Par Arlette Akoumou Nga
Si les autorités du Gabon espéraient que l’exfiltration des Bongo vers l’Angola mi-mai soit suivie d’une certaine discrétion de leur part, elles doivent constater que l’ex-famille présidentielle a décidé de ne pas faire profil bas. « Nous ne nous tairons pas », écrivent Sylvia et Noureddin Bongo, à propos des sévices qu’ils auraient subis à la prison centrale de Libreville puis au sous-sol du palais présidentiel, « six étages en dessous des appartements du président », pendant leurs 20 mois de détention.
À l’appui, ils joignent à leur plainte une vidéo filmée clandestinement le 28 février 2025 par Noureddin Bongo dans le cabinet de la juge d’instruction gabonaise en charge du dossier. On y voit la magistrate, le fils de l’ex-président et son avocate, Me Eyue Bekale, avoir une conversation informelle sur l’affaire. Une autre personne, devant un ordinateur, vraisemblablement une assistante ou une greffière, garde le silence. Noureddin Bongo se plaint des mauvais traitements, de la procédure arbitraire à son encontre, amène la conversation sur le terrain politique. « Il fallait vous mettre hors circuit », lâche la juge… Elle dit avoir reçu des pressions : « il faut les condamner » lui auraient intimé des militaires. Selon le communiqué, d’autres vidéos également versées au dossier montreraient des membres du CTRI avouer des actes de torture.

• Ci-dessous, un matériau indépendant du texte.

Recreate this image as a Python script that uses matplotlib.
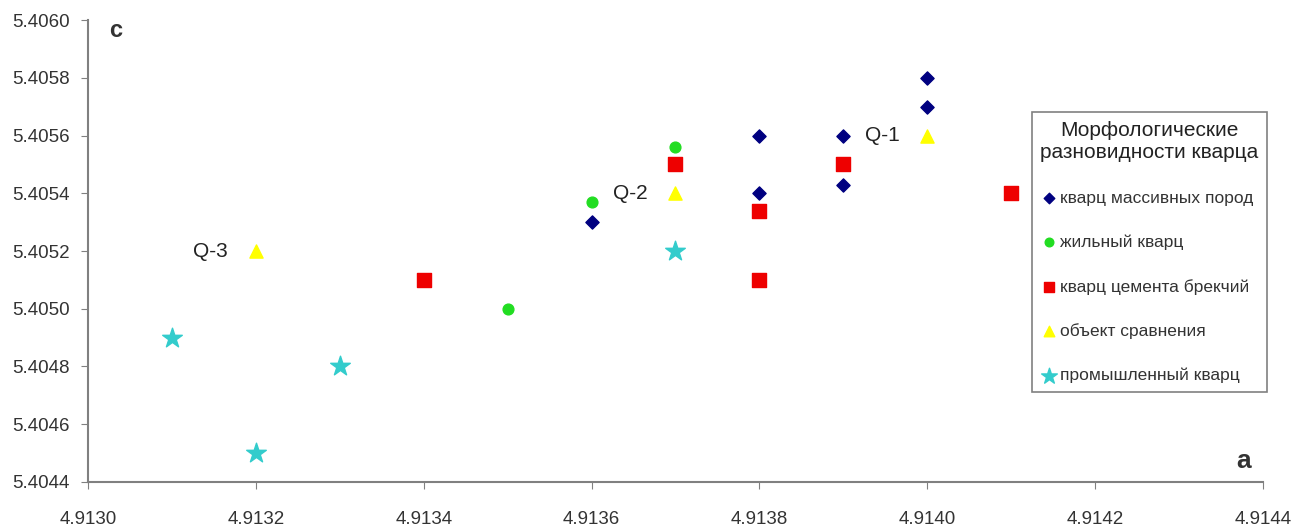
import matplotlib.pyplot as plt

plt.rcParams['font.family'] = ['Liberation Sans', 'DejaVu Sans']

# кварц массивных пород
massive_a = [4.9136, 4.9138, 4.9138, 4.9139, 4.9139, 4.9140, 4.9140]
massive_c = [5.4053, 5.4056, 5.4054, 5.4056, 5.40543, 5.4058, 5.4057]
# жильный кварц
vein_a = [4.9136, 4.9137, 4.9135]
vein_c = [5.40537, 5.40556, 5.4050]
# кварц цемента брекчий
breccia_a = [4.9134, 4.9137, 4.9138, 4.9138, 4.9139, 4.9141]
breccia_c = [5.4051, 5.4055, 5.40534, 5.4051, 5.4055, 5.4054]
# объект сравнения
ref_a = [4.9132, 4.9137, 4.9140]
ref_c = [5.4052, 5.4054, 5.4056]
ref_names = ["Q-3", "Q-2", "Q-1"]
# промышленный кварц
ind_a = [4.9131, 4.9132, 4.9133, 4.9137]
ind_c = [5.4049, 5.4045, 5.4048, 5.4052]

x_ticks = [4.9130, 4.9132, 4.9134, 4.9136, 4.9138, 4.9140, 4.9142, 4.9144]
y_ticks = [5.4044, 5.4046, 5.4048, 5.4050, 5.4052, 5.4054, 5.4056, 5.4058, 5.4060]

fig = plt.figure(figsize=(13.11, 5.31), dpi=100)
ax = fig.add_axes([0.0671, 0.0923, 0.8963, 0.870])

ax.scatter(massive_a, massive_c, marker='D', s=45, color='#000080', label='кварц массивных пород', zorder=3)
ax.scatter(vein_a, vein_c, marker='o', s=60, color='#22dd22', label='жильный кварц', zorder=3)
ax.scatter(breccia_a, breccia_c, marker='s', s=90, color='#ee0000', label='кварц цемента брекчий', zorder=3)
ax.scatter(ref_a, ref_c, marker='^', s=90, color='#ffff00', label='объект сравнения', zorder=3)
ax.scatter(ind_a, ind_c, marker='*', s=220, color='#33cccc', label='промышленный кварц', zorder=3)

for a, c, name in zip(ref_a, ref_c, ref_names):
    ax.annotate(name, (a, c), xytext=(-20, 0), textcoords='offset points',
                ha='right', va='center', fontsize=15, color='#222222')

ax.set_xlim(x_ticks[0], x_ticks[-1])
ax.set_ylim(y_ticks[0], y_ticks[-1])
ax.set_xticks(x_ticks)
ax.set_yticks(y_ticks)
ax.set_xticklabels(['%.4f' % v for v in x_ticks])
ax.set_yticklabels(['%.4f' % v for v in y_ticks])
ax.tick_params(direction='out', length=5, color='#808080', labelsize=13.5,
               labelcolor='#333333')
ax.tick_params(axis='x', pad=16)
ax.tick_params(axis='y', pad=8)

for side in ['top', 'right']:
    ax.spines[side].set_visible(False)
for side in ['left', 'bottom']:
    ax.spines[side].set_color('#808080')
    ax.spines[side].set_linewidth(1.5)

ax.text(0.018, 0.978, 'c', transform=ax.transAxes, fontsize=17, fontweight='bold',
        color='#333333', ha='left', va='center')
ax.text(0.99, 0.045, 'a', transform=ax.transAxes, fontsize=19, fontweight='bold',
        color='#333333', ha='right', va='center')

leg = ax.legend(title='Морфологические\nразновидности кварца', loc='upper left',
                bbox_to_anchor=(0.803, 0.80), fontsize=12.5, title_fontsize=15,
                frameon=True, fancybox=False, edgecolor='#808080', framealpha=1,
                handletextpad=0.15, handlelength=1.0, labelspacing=1.65,
                borderpad=0.5, borderaxespad=0, markerscale=0.8)
leg.get_frame().set_linewidth(1.2)
leg._legend_box.align = 'left'
leg.get_title().set_ha('center')
leg.get_title().set_multialignment('center')
for t in leg.get_texts():
    t.set_color('#333333')
leg.get_title().set_color('#222222')

fig.savefig('out.png', dpi=100)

Quelques jours après avoir déposé devant deux magistrates françaises, les Bongo remercient « la communauté internationale, en particulier l’Union africaine », de leur avoir « sauvé la vie ». Ils accusent le gouvernement gabonais de préparer très prochainement un « procès spectacle » pour légaliser la saisie de leurs biens. « Fouettés, électrocutés, noyés, battus, et bien pire. Entre les coups, nous avons été contraints de signer », écrivent-ils. « La veille de notre départ, nous avons été forcés de signer des documents nous contraignant au silence sur le sort que nous avons subi. Mais nous ne nous tairons pas face à l’injustice. »
Après leur exfiltration vers l’Angola mi-mai, et leur réinstallation à Londres, le procureur avait assuré que les poursuites pour, entre autres, corruption, détournements, ou falsification de la signature du président de la République, contre Sylvia et Noureddin Bongo tenaient, et qu’un procès aurait lieu même en leur absence. L’ex-président Ali Bongo ne faisant pas jusque-là l’objet de poursuites.

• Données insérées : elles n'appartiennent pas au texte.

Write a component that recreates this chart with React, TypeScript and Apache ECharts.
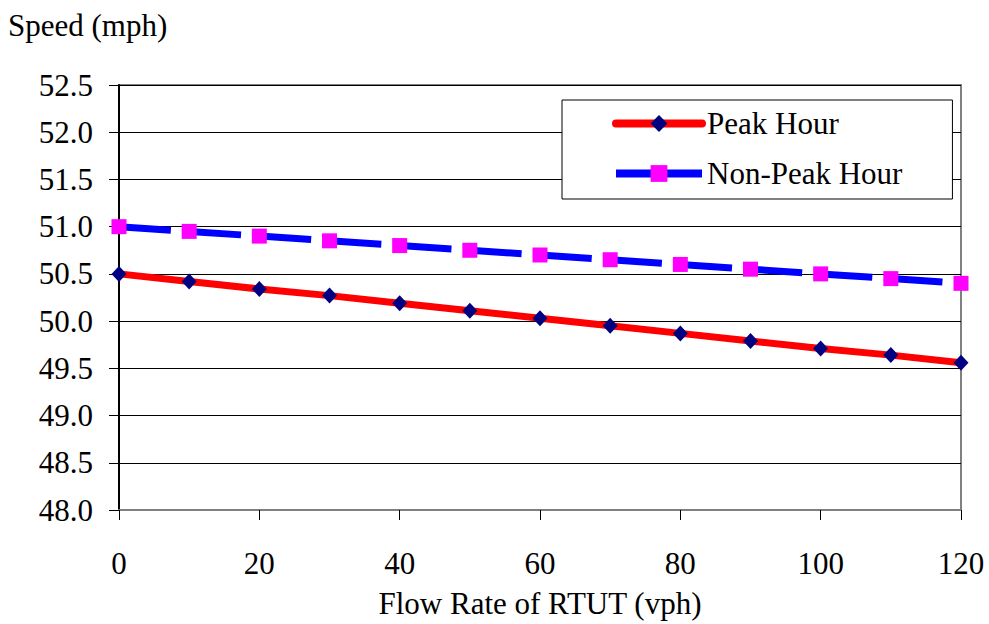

De bonne source, l’enquête gabonaise conclut qu’Ali Bongo a reçu 266 milliards de francs Cfa (environ 406 millions d’euros) de virements irréguliers sur son compte bancaire en dix ans. Le parquet estime que plusieurs villas et appartements ont été achetés grâce à des rétrocommissions d’équipements militaires. Il se penche également sur des ventes illégales de pétrole et d’autres produits, acceptées par les anciennes autorités sur fond de corruption.
Pour dénoncer le témoignage d’Ali Bongo de son « ostracisation » et de sa « séquestration » dans sa résidence de La Sablière après son renversement, des officiels gabonais rappellent que des vidéos attestent qu’il y a fêté son anniversaire avec des membres de sa famille, qu’il y a reçu des chefs d’États et d’autres invités dont des journalistes. Par ailleurs, il a à plusieurs reprises refusé de quitter le pays.
Quant aux accusations de torture, elles ont toujours été rejetées par les autorités gabonaises.